I think the word obligatory was telling, perhaps more so than you intended it to be.
You certainly don't seem to have any joy/bliss in your relationship and the word seemed to sum it all up succinctly.
I do think he can change Hmm... but you have told him clearly that he is not to contact other women and wank over them.... why did he not get the hint the last time?
My love, imagine you were him. He told you that he really objected to something you were perfectly within your power to stop/control, that you know IS a deal breaker for him.
Would you stop it? for fear of losing your relationship/family etc?
You bet your ARSE you would.
he has betrayed/cheated on you with his wanking off before, the snot and tears routine is to throw you off his tail, so you back off and don't sling his revolting arse out right this second.
My love, you have been together a VERY short amount of time considering, it is a mere blip in your lives thus far and in the greater scheme of things. I can promise you that if he has no comprehension of the ways in which this wanking behaviour is totally unacceptable , despite it being the 2nd time (that you have found out) then it's not misadventure, it is out and out disrespect/contempt and lack of care/concern.
Think about what kind of man would do this to a woman. think about what you would say to your DD if she were to say to you that this was happening to her?
THEN there is his mother...
No person has any right whatsoever to speak about another in that way.
No person who chooses to do this should remain unchallenged.
Your H has not even told his DM that talking about you like this is beyond unacceptable, and he is doing NOTHING to stop this.
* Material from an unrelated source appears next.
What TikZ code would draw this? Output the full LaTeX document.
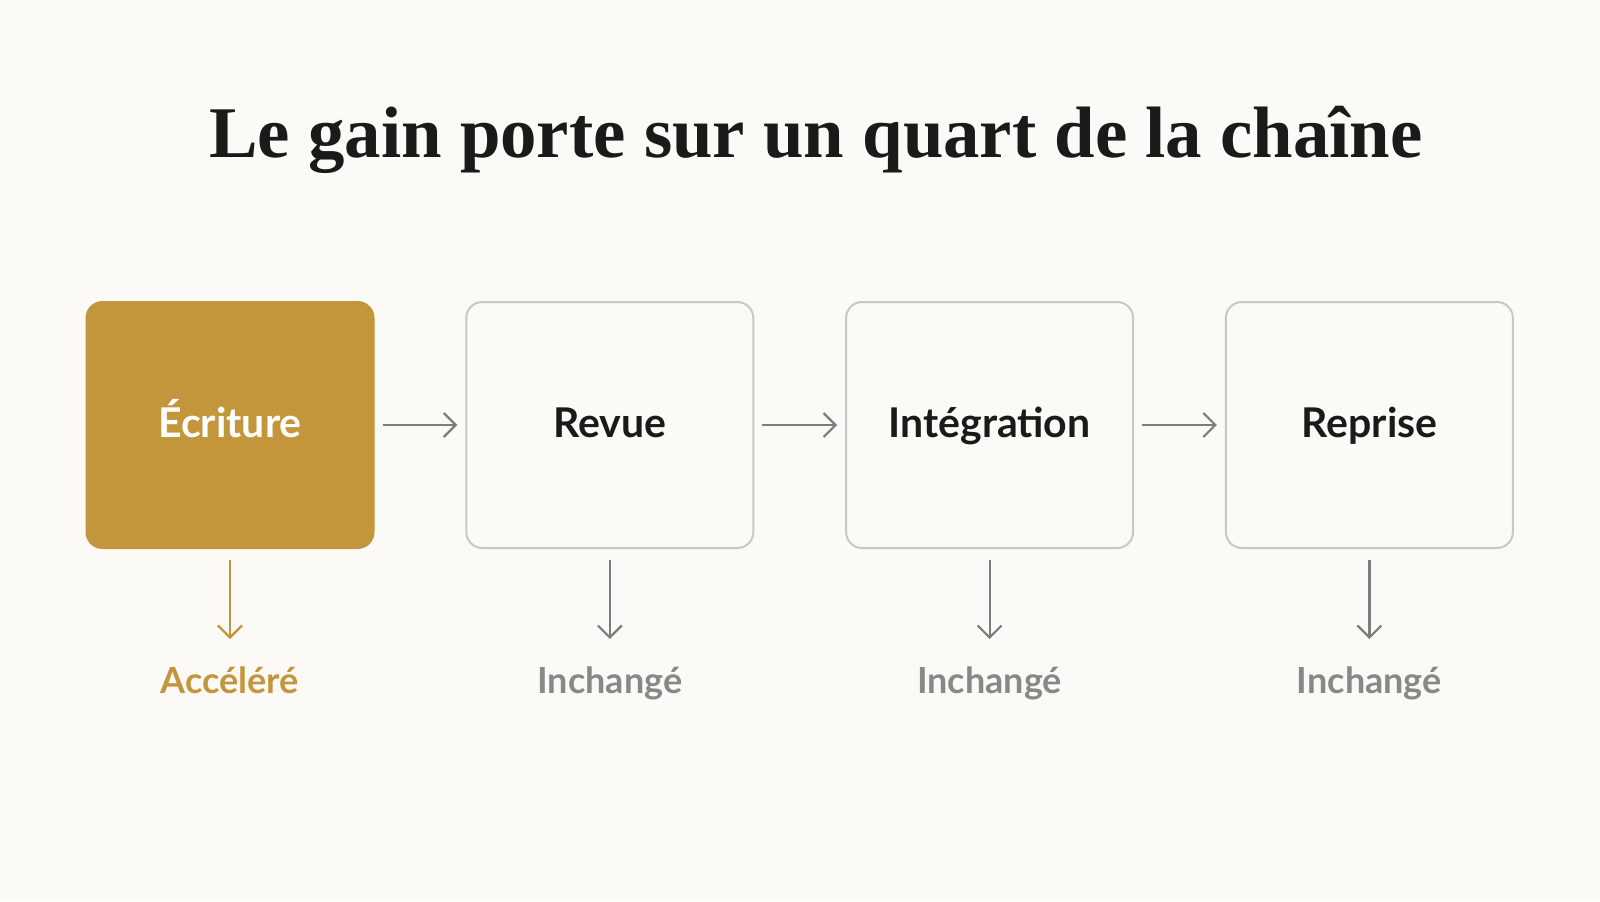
\documentclass[tikz,border=0pt]{standalone}
\usepackage{fontspec}
\setmainfont{Liberation Serif}
\newfontfamily\stagefont{Lato}
\usetikzlibrary{arrows.meta,positioning,calc}
\definecolor{paper}{HTML}{FBFAF6}
\definecolor{ink}{HTML}{1A1A1A}
\definecolor{gold}{HTML}{C4963C}
\definecolor{frame}{HTML}{C8C8C6}
\definecolor{muted}{HTML}{888888}
\definecolor{arrowgray}{HTML}{7D7D7D}
\tikzset{
  stageBox/.style={draw=frame, line width=1pt, rounded corners=8pt, minimum width=143.5pt, minimum height=123pt, text height=16pt, text depth=3.2pt, text=ink, font=\stagefont\bfseries\fontsize{20.5}{24}\selectfont},
  goldBox/.style={stageBox, draw=gold, fill=gold, text=white},
  titleLbl/.style={text=ink, font=\bfseries\fontsize{36.4}{42}\selectfont},
  outLbl/.style={text=muted, inner sep=0pt, font=\stagefont\bfseries\fontsize{18}{21}\selectfont},
  goldLbl/.style={outLbl, text=gold},
  flow/.style={draw=arrowgray, line width=1.1pt, -{Straight Barb[length=6pt,width=12pt]}, shorten <=4pt, shorten >=4pt},
  drop/.style={flow, shorten <=5.5pt, shorten >=0pt},
}

\begin{document}
\begin{tikzpicture}[x=0.5pt, y=-0.5pt, node distance=45.4pt]
  \fill[paper] (0,0) rectangle (1600,901);

  \node[titleLbl, anchor=base] (title) at (816,157) {Le gain porte sur un quart de la chaîne};

  % Stages
  \node[goldBox] (write) at (230,425) {Écriture};
  \node[stageBox, right=of write]  (review) {Revue};
  \node[stageBox, right=of review] (merge)  {Intégration};
  \node[stageBox, right=of merge]  (rework) {Reprise};

  \draw[flow] (write)  -- (review);
  \draw[flow] (review) -- (merge);
  \draw[flow] (merge)  -- (rework);

  % Outcomes
  \coordinate (writeTip)  at ($(write.south)+(0,90)$);
  \coordinate (reviewTip) at ($(review.south)+(0,90)$);
  \coordinate (mergeTip)  at ($(merge.south)+(0,90)$);
  \coordinate (reworkTip) at ($(rework.south)+(0,90)$);

  \draw[drop, draw=gold] (write) -- (writeTip);
  \draw[drop] (review) -- (reviewTip);
  \draw[drop] (merge)  -- (mergeTip);
  \draw[drop] (rework) -- (reworkTip);

  \node[goldLbl, anchor=base] (writeOut)  at ($(write.south)+(0,144)$)  {Accéléré};
  \node[outLbl, anchor=base]  (reviewOut) at ($(review.south)+(0,144)$) {Inchangé};
  \node[outLbl, anchor=base]  (mergeOut)  at ($(merge.south)+(0,144)$)  {Inchangé};
  \node[outLbl, anchor=base]  (reworkOut) at ($(rework.south)+(0,144)$) {Inchangé};
\end{tikzpicture}
\end{document}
You MUST make a stand love, you really must. He has done this to you in a couple of years, imagine how utterly broken your soul will be by the time your DD is old enough to notice.
Stand up now, tell him to leave and not to come back until YOU say you are ready.
Bugger the plans for anything, you have to set your stall out.
basically, you WILL be defended and respected in your relationship or you won't be in that relationship.
Let me let you into a secret.... you think you are powerless right? you are not. the fact that he immediately went to the snot and tears method of deflection means that he is very much in fear of being rejected. You need to use this inside info to pull him back onside.
show him he better get used to living back at home, at best - an every other weekend father and that will be his life from now on, as no-one in their right mind would put up with a wanker who lives with a vile insulting mother. Remind him that the LAST kind of people you would ever want in your DD's life are people who think this is in anyway acceptable so if he CBA to have contact, that would suit you perfectly, and would be doing your DD a favour. Really.
You need to go in HARD here. If you opt for the don't leave me, begging him to stay stance, nothing will ever change for the better.
You have a chance to make this work, but you have to show him that there is NO negotiation.